### DATA EXTRACT

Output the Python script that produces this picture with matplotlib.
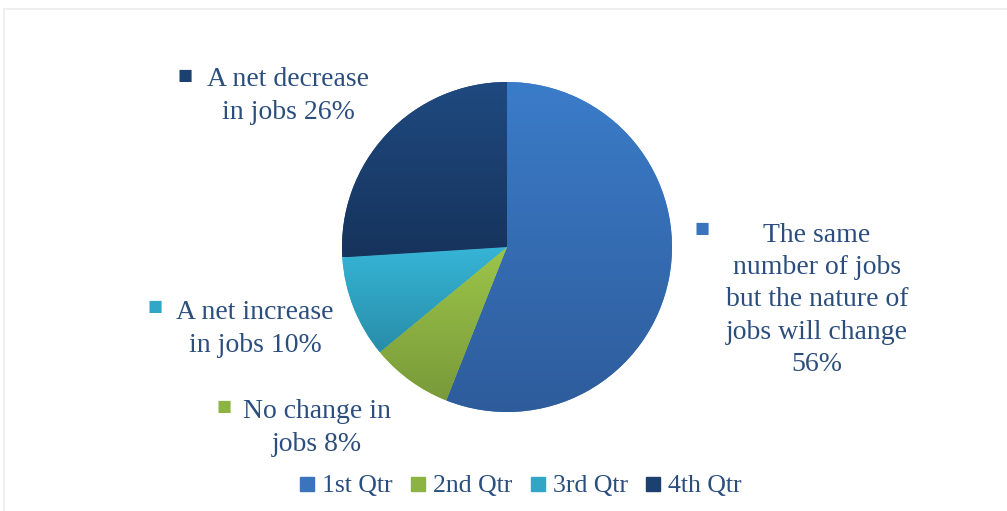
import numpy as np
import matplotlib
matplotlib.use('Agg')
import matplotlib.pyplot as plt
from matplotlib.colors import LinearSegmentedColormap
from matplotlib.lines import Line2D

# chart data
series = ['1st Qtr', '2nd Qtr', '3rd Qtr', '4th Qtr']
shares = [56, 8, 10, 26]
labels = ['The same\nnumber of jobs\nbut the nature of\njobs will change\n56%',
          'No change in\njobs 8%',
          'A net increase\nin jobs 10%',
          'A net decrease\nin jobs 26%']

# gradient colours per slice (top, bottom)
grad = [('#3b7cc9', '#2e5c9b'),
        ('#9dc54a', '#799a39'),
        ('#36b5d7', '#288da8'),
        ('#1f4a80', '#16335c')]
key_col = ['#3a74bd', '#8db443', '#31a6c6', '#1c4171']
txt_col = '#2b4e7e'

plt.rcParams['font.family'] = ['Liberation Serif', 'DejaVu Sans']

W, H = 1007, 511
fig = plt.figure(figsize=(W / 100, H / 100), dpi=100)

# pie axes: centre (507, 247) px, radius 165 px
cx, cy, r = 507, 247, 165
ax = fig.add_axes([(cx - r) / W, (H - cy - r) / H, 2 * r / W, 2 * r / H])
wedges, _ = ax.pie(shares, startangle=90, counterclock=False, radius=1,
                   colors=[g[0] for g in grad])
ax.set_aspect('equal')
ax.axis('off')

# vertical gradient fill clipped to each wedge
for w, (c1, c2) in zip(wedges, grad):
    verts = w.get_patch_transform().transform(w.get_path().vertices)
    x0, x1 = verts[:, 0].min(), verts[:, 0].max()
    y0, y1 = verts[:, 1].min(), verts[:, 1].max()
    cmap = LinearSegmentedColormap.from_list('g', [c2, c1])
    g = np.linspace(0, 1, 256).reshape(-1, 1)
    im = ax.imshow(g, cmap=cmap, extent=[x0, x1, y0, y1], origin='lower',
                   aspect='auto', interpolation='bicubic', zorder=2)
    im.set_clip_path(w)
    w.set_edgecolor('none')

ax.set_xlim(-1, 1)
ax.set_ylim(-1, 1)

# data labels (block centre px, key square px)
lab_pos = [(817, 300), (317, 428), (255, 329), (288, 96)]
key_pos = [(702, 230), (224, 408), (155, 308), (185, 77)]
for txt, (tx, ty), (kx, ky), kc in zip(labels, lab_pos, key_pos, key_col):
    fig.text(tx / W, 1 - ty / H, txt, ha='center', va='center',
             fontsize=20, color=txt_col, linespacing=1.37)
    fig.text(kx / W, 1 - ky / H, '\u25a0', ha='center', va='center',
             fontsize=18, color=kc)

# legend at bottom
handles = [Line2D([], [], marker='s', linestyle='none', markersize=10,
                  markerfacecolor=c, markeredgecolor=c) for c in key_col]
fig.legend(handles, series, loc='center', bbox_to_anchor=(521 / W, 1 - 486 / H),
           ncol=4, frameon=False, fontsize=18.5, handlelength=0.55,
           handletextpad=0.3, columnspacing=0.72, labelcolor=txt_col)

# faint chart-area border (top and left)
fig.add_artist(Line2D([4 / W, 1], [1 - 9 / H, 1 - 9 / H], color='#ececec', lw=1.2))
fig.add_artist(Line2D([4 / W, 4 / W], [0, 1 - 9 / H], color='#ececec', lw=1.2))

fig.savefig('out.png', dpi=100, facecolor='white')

### PROBLEM
Your task is to repeat the data above exactly while excluding the pictures.

### TASK SOLUTION
Output the Python script that produces this picture with matplotlib.
import numpy as np
import matplotlib
matplotlib.use('Agg')
import matplotlib.pyplot as plt
from matplotlib.colors import LinearSegmentedColormap
from matplotlib.lines import Line2D

# chart data
series = ['1st Qtr', '2nd Qtr', '3rd Qtr', '4th Qtr']
shares = [56, 8, 10, 26]
labels = ['The same\nnumber of jobs\nbut the nature of\njobs will change\n56%',
          'No change in\njobs 8%',
          'A net increase\nin jobs 10%',
          'A net decrease\nin jobs 26%']

# gradient colours per slice (top, bottom)
grad = [('#3b7cc9', '#2e5c9b'),
        ('#9dc54a', '#799a39'),
        ('#36b5d7', '#288da8'),
        ('#1f4a80', '#16335c')]
key_col = ['#3a74bd', '#8db443', '#31a6c6', '#1c4171']
txt_col = '#2b4e7e'

plt.rcParams['font.family'] = ['Liberation Serif', 'DejaVu Sans']

W, H = 1007, 511
fig = plt.figure(figsize=(W / 100, H / 100), dpi=100)

# pie axes: centre (507, 247) px, radius 165 px
cx, cy, r = 507, 247, 165
ax = fig.add_axes([(cx - r) / W, (H - cy - r) / H, 2 * r / W, 2 * r / H])
wedges, _ = ax.pie(shares, startangle=90, counterclock=False, radius=1,
                   colors=[g[0] for g in grad])
ax.set_aspect('equal')
ax.axis('off')

# vertical gradient fill clipped to each wedge
for w, (c1, c2) in zip(wedges, grad):
    verts = w.get_patch_transform().transform(w.get_path().vertices)
    x0, x1 = verts[:, 0].min(), verts[:, 0].max()
    y0, y1 = verts[:, 1].min(), verts[:, 1].max()
    cmap = LinearSegmentedColormap.from_list('g', [c2, c1])
    g = np.linspace(0, 1, 256).reshape(-1, 1)
    im = ax.imshow(g, cmap=cmap, extent=[x0, x1, y0, y1], origin='lower',
                   aspect='auto', interpolation='bicubic', zorder=2)
    im.set_clip_path(w)
    w.set_edgecolor('none')

ax.set_xlim(-1, 1)
ax.set_ylim(-1, 1)

# data labels (block centre px, key square px)
lab_pos = [(817, 300), (317, 428), (255, 329), (288, 96)]
key_pos = [(702, 230), (224, 408), (155, 308), (185, 77)]
for txt, (tx, ty), (kx, ky), kc in zip(labels, lab_pos, key_pos, key_col):
    fig.text(tx / W, 1 - ty / H, txt, ha='center', va='center',
             fontsize=20, color=txt_col, linespacing=1.37)
    fig.text(kx / W, 1 - ky / H, '\u25a0', ha='center', va='center',
             fontsize=18, color=kc)

# legend at bottom
handles = [Line2D([], [], marker='s', linestyle='none', markersize=10,
                  markerfacecolor=c, markeredgecolor=c) for c in key_col]
fig.legend(handles, series, loc='center', bbox_to_anchor=(521 / W, 1 - 486 / H),
           ncol=4, frameon=False, fontsize=18.5, handlelength=0.55,
           handletextpad=0.3, columnspacing=0.72, labelcolor=txt_col)

# faint chart-area border (top and left)
fig.add_artist(Line2D([4 / W, 1], [1 - 9 / H, 1 - 9 / H], color='#ececec', lw=1.2))
fig.add_artist(Line2D([4 / W, 4 / W], [0, 1 - 9 / H], color='#ececec', lw=1.2))

fig.savefig('out.png', dpi=100, facecolor='white')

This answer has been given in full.